И сейчас Холодивкер, привычно опираясь на пулемет, как на посох, вышел из строя:
– Мне по причине национальности никакой «СМЕРШ» не страшен.
Одинцов отметил, что о советской контрразведке СМЕРШ бойцы все чаще говорят с таким же презрительным страхом, как о каком-нибудь СД.
– Нет, Семен, – отстранил его командир.
– Но мне ж можно! Шо я, не знаю… Я ж еврей. Мне ж за ето ничего не будет!!!
Страстным, почти умоляющим жестом он схватил Неустроева за рукав. Одинцов почувствовал, как его опять пробивает нервная дрожь.
– Не разрешаю! Н-не р-разрешаю!! Сержант Холодивкер – встать в строй! – рявкнул Неустроев, отбрасывая Семину руку, кипя страшной, черно-красной яростью. – Кому приказано – аат-ставить! Р-рота, р-разойдись, н-ну!!

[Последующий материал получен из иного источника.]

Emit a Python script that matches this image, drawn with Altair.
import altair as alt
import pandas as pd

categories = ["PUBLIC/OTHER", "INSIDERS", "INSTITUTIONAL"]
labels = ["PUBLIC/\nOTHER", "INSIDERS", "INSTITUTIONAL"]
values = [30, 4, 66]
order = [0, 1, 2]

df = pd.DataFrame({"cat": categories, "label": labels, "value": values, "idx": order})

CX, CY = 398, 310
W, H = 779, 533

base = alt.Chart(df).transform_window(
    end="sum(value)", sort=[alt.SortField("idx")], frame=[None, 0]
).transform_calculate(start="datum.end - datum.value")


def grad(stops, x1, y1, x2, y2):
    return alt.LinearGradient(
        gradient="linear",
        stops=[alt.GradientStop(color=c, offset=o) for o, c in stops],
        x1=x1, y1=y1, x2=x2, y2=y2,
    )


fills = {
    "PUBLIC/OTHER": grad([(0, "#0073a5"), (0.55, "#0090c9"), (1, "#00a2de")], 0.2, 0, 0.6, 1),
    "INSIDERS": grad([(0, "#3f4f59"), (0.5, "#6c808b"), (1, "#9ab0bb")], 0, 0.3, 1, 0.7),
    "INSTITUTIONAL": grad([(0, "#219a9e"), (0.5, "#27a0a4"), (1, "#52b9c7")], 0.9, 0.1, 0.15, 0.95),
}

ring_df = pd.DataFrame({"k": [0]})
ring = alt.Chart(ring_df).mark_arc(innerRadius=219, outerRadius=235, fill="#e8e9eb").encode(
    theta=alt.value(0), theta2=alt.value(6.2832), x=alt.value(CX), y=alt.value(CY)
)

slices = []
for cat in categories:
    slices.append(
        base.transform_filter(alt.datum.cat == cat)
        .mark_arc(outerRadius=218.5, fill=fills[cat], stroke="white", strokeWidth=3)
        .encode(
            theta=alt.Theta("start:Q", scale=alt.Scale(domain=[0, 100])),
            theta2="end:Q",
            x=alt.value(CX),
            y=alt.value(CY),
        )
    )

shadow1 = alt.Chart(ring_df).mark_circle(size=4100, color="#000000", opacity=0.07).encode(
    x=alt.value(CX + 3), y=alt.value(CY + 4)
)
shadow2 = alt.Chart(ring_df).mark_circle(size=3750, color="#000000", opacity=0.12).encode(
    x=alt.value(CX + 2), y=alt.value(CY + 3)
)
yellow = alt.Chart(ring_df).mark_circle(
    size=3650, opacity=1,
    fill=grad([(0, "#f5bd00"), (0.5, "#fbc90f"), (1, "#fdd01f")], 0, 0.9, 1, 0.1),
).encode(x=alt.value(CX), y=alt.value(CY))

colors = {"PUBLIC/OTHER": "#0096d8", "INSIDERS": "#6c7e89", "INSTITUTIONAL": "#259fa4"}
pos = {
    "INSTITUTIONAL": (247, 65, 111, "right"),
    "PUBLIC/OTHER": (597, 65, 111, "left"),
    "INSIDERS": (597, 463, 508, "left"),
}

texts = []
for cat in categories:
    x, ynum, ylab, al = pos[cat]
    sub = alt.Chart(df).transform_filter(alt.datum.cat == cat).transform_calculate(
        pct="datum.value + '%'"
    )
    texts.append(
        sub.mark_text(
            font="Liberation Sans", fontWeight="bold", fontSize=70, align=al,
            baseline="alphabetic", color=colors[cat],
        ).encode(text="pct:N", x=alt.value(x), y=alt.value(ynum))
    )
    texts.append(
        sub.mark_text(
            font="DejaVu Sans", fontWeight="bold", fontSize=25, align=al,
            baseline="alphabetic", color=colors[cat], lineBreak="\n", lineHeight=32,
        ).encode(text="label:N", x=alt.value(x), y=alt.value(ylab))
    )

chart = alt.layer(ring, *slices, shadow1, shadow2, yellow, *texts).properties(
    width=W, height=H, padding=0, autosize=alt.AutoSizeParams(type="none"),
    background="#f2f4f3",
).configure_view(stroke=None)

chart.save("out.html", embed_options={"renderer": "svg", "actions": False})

Бойцы отступили, непонимающе переглядываясь, но зная крутой нрав своего командира. Одинцов стоял на месте, опять чувствуя проклятое головокружение.
Неустроев выпрямился. Медленно, точно все еще на что-то решаясь, взвел затвор своего автомата. Бросил злобный взгляд на Одинцова. Потом – на немцев. И опустил оружие.
– Холодивкер! Пулемет мне!– вдруг страшно закричал он, покраснев и напрягшись так, что по сторонам лба жутко вспухли веревочные жилы . – Пулеме-оот!!!
Сема легко, как камышинку, протянул оружие.
Неустроев судорожно выхватил его из могучей ручищи, бросив за спину свой автомат и не удержался, покачнулся от тяжести, припал на колено. Потом отбежал к избе, плотно прижался спиной к бревенчатой стене. И вскинул тяжелый пулемет, держа его перед собой двумя руками, как таран.
– Хайль Гитлер! – донесся, как сквозь вату, чей-то сдавленный вопль.
В ушах Одинцова вспух горячий, пульсирующий шум. Он не услышал очереди – догадался о ней лишь по огню, косо и длинно рванувшемуся из короткого, как воронка, надульника. И еще по тому, как заметались, валясь друг на друга черные эсэсовские мундиры.
Что-то неестественное произошло у него со слухом – он не слышал выстрелов, но совершенно отчетливо различал страшный треск тяжелых пуль, бьющих почти в упор, выдирающих кровавые мясные клочья их падающих тел. И еще – звон разлетающихся гильз и ураганно быстрый, напоминающий треск толстой разрывающейся парусины, огонь пулемета, который, как живое существо, бушевал в руках старшего лейтенанта Неустроева.